**STORED DATA**
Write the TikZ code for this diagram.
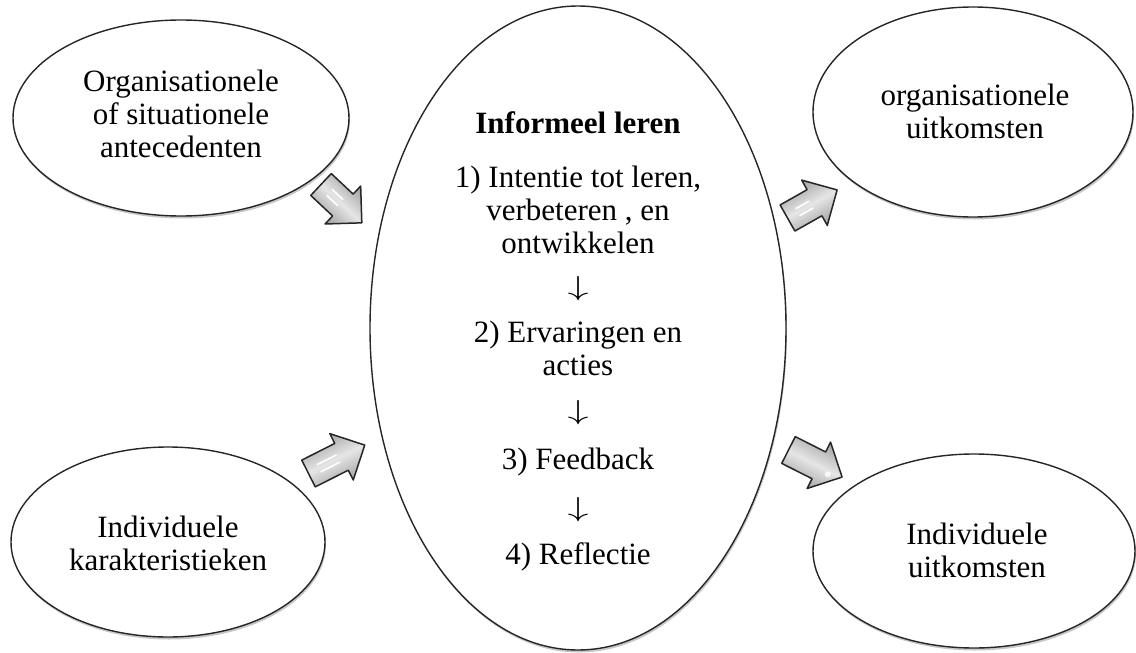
\documentclass[tikz,border=0pt]{standalone}
\usepackage{fontspec}
\setmainfont{Liberation Serif}
\usetikzlibrary{shapes.geometric,shadows,calc}

\tikzset{
  bubble/.style={ellipse, draw=black!85, line width=1.4pt, fill=white, inner sep=0pt,
    drop shadow={shadow xshift=1pt, shadow yshift=-2.5pt, opacity=0.22, fill=black}},
  lbl/.style={align=center, font=\fontsize{31}{33}\selectfont, inner sep=0pt, anchor=base},
  darr/.style={inner sep=0pt, anchor=center},
  blk/.style={draw=black!85, line width=1.5pt, line join=round,
    top color=black!38, bottom color=black!38, middle color=black!10},
  hl/.style={white, line width=1.6pt, line cap=round},
}

\newcommand{\blockarrow}[4]{% tail coordinate, angle, length, stripes (1/0)
  \begin{scope}[shift={(#1)}, rotate=#2]
    \draw[blk, shading angle=#2]
      (0,-15) -- (#3-26,-15) -- (#3-26,-26) -- (#3,0) -- (#3-26,26) -- (#3-26,15) -- (0,15) -- cycle;
    \ifnum#4=1
      \draw[hl] (12,-4) -- (#3-30,-4);
      \draw[hl] (12,4) -- (#3-30,4);
    \else
      \fill[white, opacity=0.8] (#3-14,4) circle (3);
    \fi
  \end{scope}}

\newcommand{\dnarrow}{\resizebox{21pt}{19pt}{$\downarrow$}}

\begin{document}
\begin{tikzpicture}[x=1pt,y=-1pt]
\useasboundingbox (0,0) rectangle (1136,653);

% ellipses
\node[bubble, minimum width=416pt, minimum height=644pt] (c) at (578,328) {};
\node[bubble, minimum width=336pt, minimum height=196pt] (tl) at (181,118) {};
\node[bubble, minimum width=314pt, minimum height=190pt] (bl) at (168,542) {};
\node[bubble, minimum width=320pt, minimum height=210pt] (tr) at (973,112) {};
\node[bubble, minimum width=322pt, minimum height=194pt] (br) at (974,551) {};

% texts (anchor = baseline of the last line)
\node[lbl] (tlt) at (181,157) {Organisationele\\of situationele\\antecedenten};
\node[lbl] (blt) at (168,570) {Individuele\\karakteristieken};
\node[lbl] (trt) at (975,138) {organisationele\\uitkomsten};
\node[lbl] (brt) at (977,577) {Individuele\\uitkomsten};

\node[lbl, font=\fontsize{31}{33}\selectfont\bfseries] (title) at (578,133) {Informeel leren};
\node[lbl] (i1) at (578,253) {1) Intentie tot leren,\\verbeteren , en\\ontwikkelen};
\node[darr] (d1) at (578,289) {\dnarrow};
\node[lbl] (i2) at (578,375) {2) Ervaringen en\\acties};
\node[darr] (d2) at (578,413) {\dnarrow};
\node[lbl] (i3) at (578,469) {3) Feedback};
\node[darr] (d3) at (578,510) {\dnarrow};
\node[lbl] (i4) at (578,564) {4) Reflectie};

% block arrows
\coordinate (a1) at (321,184.5);
\coordinate (a2) at (308.5,473.5);
\coordinate (a3) at (787.5,218);
\coordinate (a4) at (788.5,450);
\blockarrow{a1}{-43.2}{56}{1}
\blockarrow{a2}{26.8}{63}{1}
\blockarrow{a3}{29.5}{57}{1}
\blockarrow{a4}{-26.8}{60}{0}
\end{tikzpicture}
\end{document}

**EXERCISE REQUIREMENTS**
Reproduce the full material exactly, excluding the pictures.

**TASK SOLUTION**
Write the TikZ code for this diagram.
\documentclass[tikz,border=0pt]{standalone}
\usepackage{fontspec}
\setmainfont{Liberation Serif}
\usetikzlibrary{shapes.geometric,shadows,calc}

\tikzset{
  bubble/.style={ellipse, draw=black!85, line width=1.4pt, fill=white, inner sep=0pt,
    drop shadow={shadow xshift=1pt, shadow yshift=-2.5pt, opacity=0.22, fill=black}},
  lbl/.style={align=center, font=\fontsize{31}{33}\selectfont, inner sep=0pt, anchor=base},
  darr/.style={inner sep=0pt, anchor=center},
  blk/.style={draw=black!85, line width=1.5pt, line join=round,
    top color=black!38, bottom color=black!38, middle color=black!10},
  hl/.style={white, line width=1.6pt, line cap=round},
}

\newcommand{\blockarrow}[4]{% tail coordinate, angle, length, stripes (1/0)
  \begin{scope}[shift={(#1)}, rotate=#2]
    \draw[blk, shading angle=#2]
      (0,-15) -- (#3-26,-15) -- (#3-26,-26) -- (#3,0) -- (#3-26,26) -- (#3-26,15) -- (0,15) -- cycle;
    \ifnum#4=1
      \draw[hl] (12,-4) -- (#3-30,-4);
      \draw[hl] (12,4) -- (#3-30,4);
    \else
      \fill[white, opacity=0.8] (#3-14,4) circle (3);
    \fi
  \end{scope}}

\newcommand{\dnarrow}{\resizebox{21pt}{19pt}{$\downarrow$}}

\begin{document}
\begin{tikzpicture}[x=1pt,y=-1pt]
\useasboundingbox (0,0) rectangle (1136,653);

% ellipses
\node[bubble, minimum width=416pt, minimum height=644pt] (c) at (578,328) {};
\node[bubble, minimum width=336pt, minimum height=196pt] (tl) at (181,118) {};
\node[bubble, minimum width=314pt, minimum height=190pt] (bl) at (168,542) {};
\node[bubble, minimum width=320pt, minimum height=210pt] (tr) at (973,112) {};
\node[bubble, minimum width=322pt, minimum height=194pt] (br) at (974,551) {};

% texts (anchor = baseline of the last line)
\node[lbl] (tlt) at (181,157) {Organisationele\\of situationele\\antecedenten};
\node[lbl] (blt) at (168,570) {Individuele\\karakteristieken};
\node[lbl] (trt) at (975,138) {organisationele\\uitkomsten};
\node[lbl] (brt) at (977,577) {Individuele\\uitkomsten};

\node[lbl, font=\fontsize{31}{33}\selectfont\bfseries] (title) at (578,133) {Informeel leren};
\node[lbl] (i1) at (578,253) {1) Intentie tot leren,\\verbeteren , en\\ontwikkelen};
\node[darr] (d1) at (578,289) {\dnarrow};
\node[lbl] (i2) at (578,375) {2) Ervaringen en\\acties};
\node[darr] (d2) at (578,413) {\dnarrow};
\node[lbl] (i3) at (578,469) {3) Feedback};
\node[darr] (d3) at (578,510) {\dnarrow};
\node[lbl] (i4) at (578,564) {4) Reflectie};

% block arrows
\coordinate (a1) at (321,184.5);
\coordinate (a2) at (308.5,473.5);
\coordinate (a3) at (787.5,218);
\coordinate (a4) at (788.5,450);
\blockarrow{a1}{-43.2}{56}{1}
\blockarrow{a2}{26.8}{63}{1}
\blockarrow{a3}{29.5}{57}{1}
\blockarrow{a4}{-26.8}{60}{0}
\end{tikzpicture}
\end{document}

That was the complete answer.